SET EXERCISE:
Skip all pictures, then print the remaining material exactly.
>> start SUPPLIED MATERIAL
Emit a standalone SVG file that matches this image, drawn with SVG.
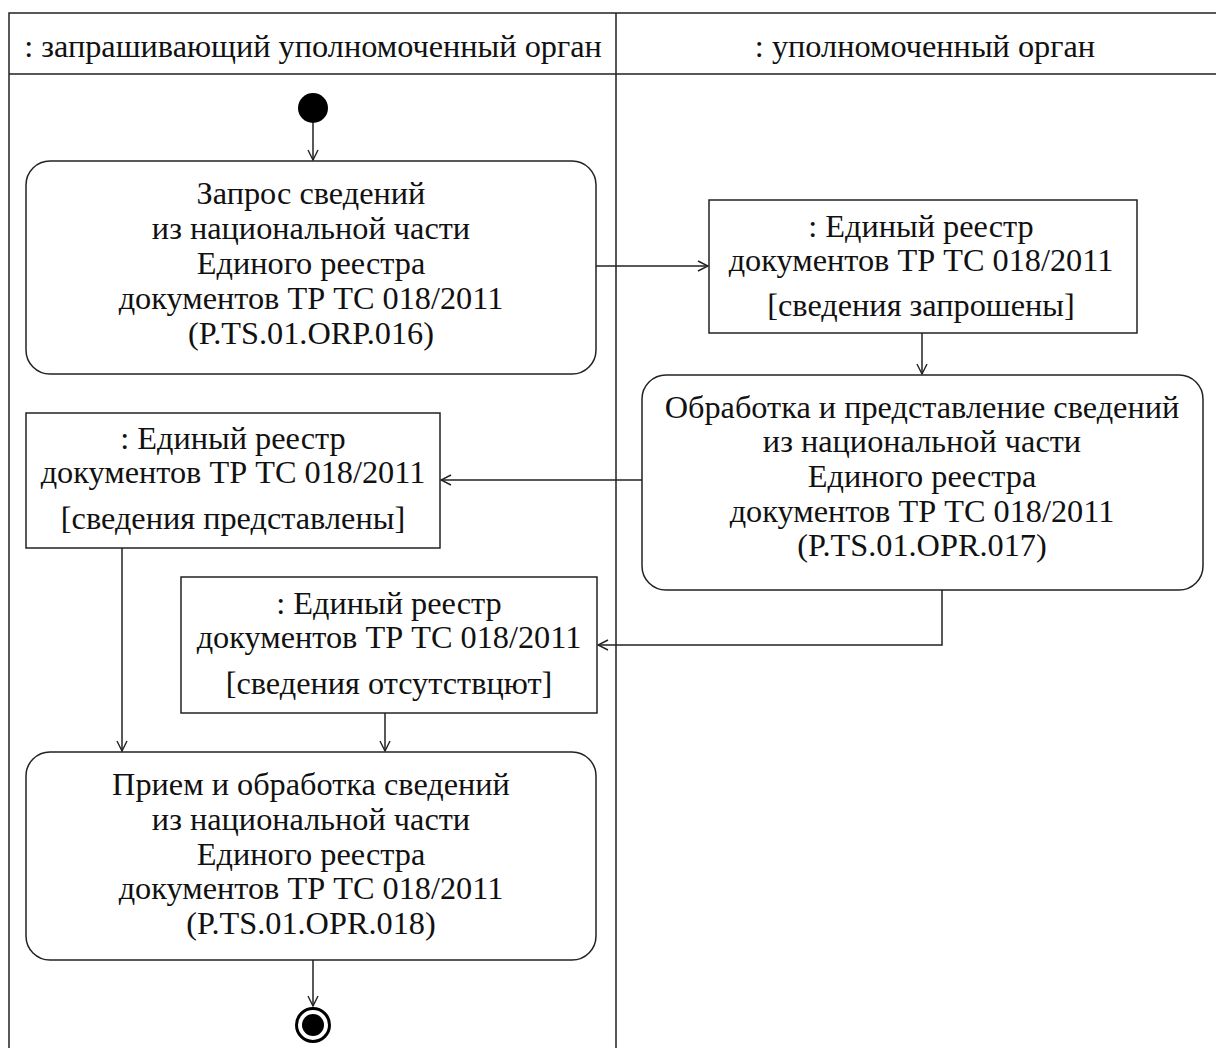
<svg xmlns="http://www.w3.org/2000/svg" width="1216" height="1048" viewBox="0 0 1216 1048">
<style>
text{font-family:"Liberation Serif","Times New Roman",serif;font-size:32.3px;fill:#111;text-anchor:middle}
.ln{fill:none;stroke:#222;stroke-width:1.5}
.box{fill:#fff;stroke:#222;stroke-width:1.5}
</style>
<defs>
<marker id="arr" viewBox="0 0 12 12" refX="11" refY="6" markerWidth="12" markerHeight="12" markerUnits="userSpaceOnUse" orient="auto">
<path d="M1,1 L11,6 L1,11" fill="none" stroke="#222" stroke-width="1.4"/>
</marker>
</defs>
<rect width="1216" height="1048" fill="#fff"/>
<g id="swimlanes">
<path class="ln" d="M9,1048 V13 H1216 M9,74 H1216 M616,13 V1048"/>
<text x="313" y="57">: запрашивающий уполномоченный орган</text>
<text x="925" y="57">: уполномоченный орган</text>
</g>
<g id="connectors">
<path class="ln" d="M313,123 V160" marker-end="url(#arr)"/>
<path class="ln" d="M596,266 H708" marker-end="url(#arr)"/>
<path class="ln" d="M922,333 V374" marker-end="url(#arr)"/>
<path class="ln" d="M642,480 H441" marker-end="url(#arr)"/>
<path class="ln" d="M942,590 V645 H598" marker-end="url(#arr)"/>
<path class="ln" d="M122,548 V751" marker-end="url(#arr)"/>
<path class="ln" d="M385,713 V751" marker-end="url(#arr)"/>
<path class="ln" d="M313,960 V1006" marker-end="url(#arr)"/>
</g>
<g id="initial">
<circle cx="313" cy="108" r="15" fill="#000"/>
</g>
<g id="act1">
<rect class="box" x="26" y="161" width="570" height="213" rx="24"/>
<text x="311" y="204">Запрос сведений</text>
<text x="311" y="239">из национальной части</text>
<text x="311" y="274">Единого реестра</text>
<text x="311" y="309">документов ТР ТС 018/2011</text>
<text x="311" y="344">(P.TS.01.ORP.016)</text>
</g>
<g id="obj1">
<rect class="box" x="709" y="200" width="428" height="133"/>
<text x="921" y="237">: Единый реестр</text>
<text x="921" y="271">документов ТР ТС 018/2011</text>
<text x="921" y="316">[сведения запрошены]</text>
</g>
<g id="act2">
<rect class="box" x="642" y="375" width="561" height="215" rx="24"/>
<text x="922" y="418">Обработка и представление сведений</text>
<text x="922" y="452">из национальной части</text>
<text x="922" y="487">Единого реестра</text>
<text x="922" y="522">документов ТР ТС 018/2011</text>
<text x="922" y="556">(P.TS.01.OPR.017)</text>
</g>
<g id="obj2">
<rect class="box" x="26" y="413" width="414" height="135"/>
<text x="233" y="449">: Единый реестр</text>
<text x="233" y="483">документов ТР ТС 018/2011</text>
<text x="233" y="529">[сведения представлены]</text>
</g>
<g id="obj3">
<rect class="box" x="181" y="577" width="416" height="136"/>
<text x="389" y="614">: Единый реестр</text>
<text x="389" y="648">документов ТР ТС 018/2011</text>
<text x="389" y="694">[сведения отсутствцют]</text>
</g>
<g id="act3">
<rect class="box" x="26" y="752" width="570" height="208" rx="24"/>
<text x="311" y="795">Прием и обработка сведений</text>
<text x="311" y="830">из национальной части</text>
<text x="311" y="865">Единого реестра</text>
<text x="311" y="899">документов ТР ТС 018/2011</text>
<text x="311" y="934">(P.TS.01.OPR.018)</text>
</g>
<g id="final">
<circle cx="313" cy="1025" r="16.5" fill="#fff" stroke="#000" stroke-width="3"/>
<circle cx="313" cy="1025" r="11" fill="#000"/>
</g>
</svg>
>> end SUPPLIED MATERIAL
RESULT FOR THIS TASK:
Emit a standalone SVG file that matches this image, drawn with SVG.
<svg xmlns="http://www.w3.org/2000/svg" width="1216" height="1048" viewBox="0 0 1216 1048">
<style>
text{font-family:"Liberation Serif","Times New Roman",serif;font-size:32.3px;fill:#111;text-anchor:middle}
.ln{fill:none;stroke:#222;stroke-width:1.5}
.box{fill:#fff;stroke:#222;stroke-width:1.5}
</style>
<defs>
<marker id="arr" viewBox="0 0 12 12" refX="11" refY="6" markerWidth="12" markerHeight="12" markerUnits="userSpaceOnUse" orient="auto">
<path d="M1,1 L11,6 L1,11" fill="none" stroke="#222" stroke-width="1.4"/>
</marker>
</defs>
<rect width="1216" height="1048" fill="#fff"/>
<g id="swimlanes">
<path class="ln" d="M9,1048 V13 H1216 M9,74 H1216 M616,13 V1048"/>
<text x="313" y="57">: запрашивающий уполномоченный орган</text>
<text x="925" y="57">: уполномоченный орган</text>
</g>
<g id="connectors">
<path class="ln" d="M313,123 V160" marker-end="url(#arr)"/>
<path class="ln" d="M596,266 H708" marker-end="url(#arr)"/>
<path class="ln" d="M922,333 V374" marker-end="url(#arr)"/>
<path class="ln" d="M642,480 H441" marker-end="url(#arr)"/>
<path class="ln" d="M942,590 V645 H598" marker-end="url(#arr)"/>
<path class="ln" d="M122,548 V751" marker-end="url(#arr)"/>
<path class="ln" d="M385,713 V751" marker-end="url(#arr)"/>
<path class="ln" d="M313,960 V1006" marker-end="url(#arr)"/>
</g>
<g id="initial">
<circle cx="313" cy="108" r="15" fill="#000"/>
</g>
<g id="act1">
<rect class="box" x="26" y="161" width="570" height="213" rx="24"/>
<text x="311" y="204">Запрос сведений</text>
<text x="311" y="239">из национальной части</text>
<text x="311" y="274">Единого реестра</text>
<text x="311" y="309">документов ТР ТС 018/2011</text>
<text x="311" y="344">(P.TS.01.ORP.016)</text>
</g>
<g id="obj1">
<rect class="box" x="709" y="200" width="428" height="133"/>
<text x="921" y="237">: Единый реестр</text>
<text x="921" y="271">документов ТР ТС 018/2011</text>
<text x="921" y="316">[сведения запрошены]</text>
</g>
<g id="act2">
<rect class="box" x="642" y="375" width="561" height="215" rx="24"/>
<text x="922" y="418">Обработка и представление сведений</text>
<text x="922" y="452">из национальной части</text>
<text x="922" y="487">Единого реестра</text>
<text x="922" y="522">документов ТР ТС 018/2011</text>
<text x="922" y="556">(P.TS.01.OPR.017)</text>
</g>
<g id="obj2">
<rect class="box" x="26" y="413" width="414" height="135"/>
<text x="233" y="449">: Единый реестр</text>
<text x="233" y="483">документов ТР ТС 018/2011</text>
<text x="233" y="529">[сведения представлены]</text>
</g>
<g id="obj3">
<rect class="box" x="181" y="577" width="416" height="136"/>
<text x="389" y="614">: Единый реестр</text>
<text x="389" y="648">документов ТР ТС 018/2011</text>
<text x="389" y="694">[сведения отсутствцют]</text>
</g>
<g id="act3">
<rect class="box" x="26" y="752" width="570" height="208" rx="24"/>
<text x="311" y="795">Прием и обработка сведений</text>
<text x="311" y="830">из национальной части</text>
<text x="311" y="865">Единого реестра</text>
<text x="311" y="899">документов ТР ТС 018/2011</text>
<text x="311" y="934">(P.TS.01.OPR.018)</text>
</g>
<g id="final">
<circle cx="313" cy="1025" r="16.5" fill="#fff" stroke="#000" stroke-width="3"/>
<circle cx="313" cy="1025" r="11" fill="#000"/>
</g>
</svg>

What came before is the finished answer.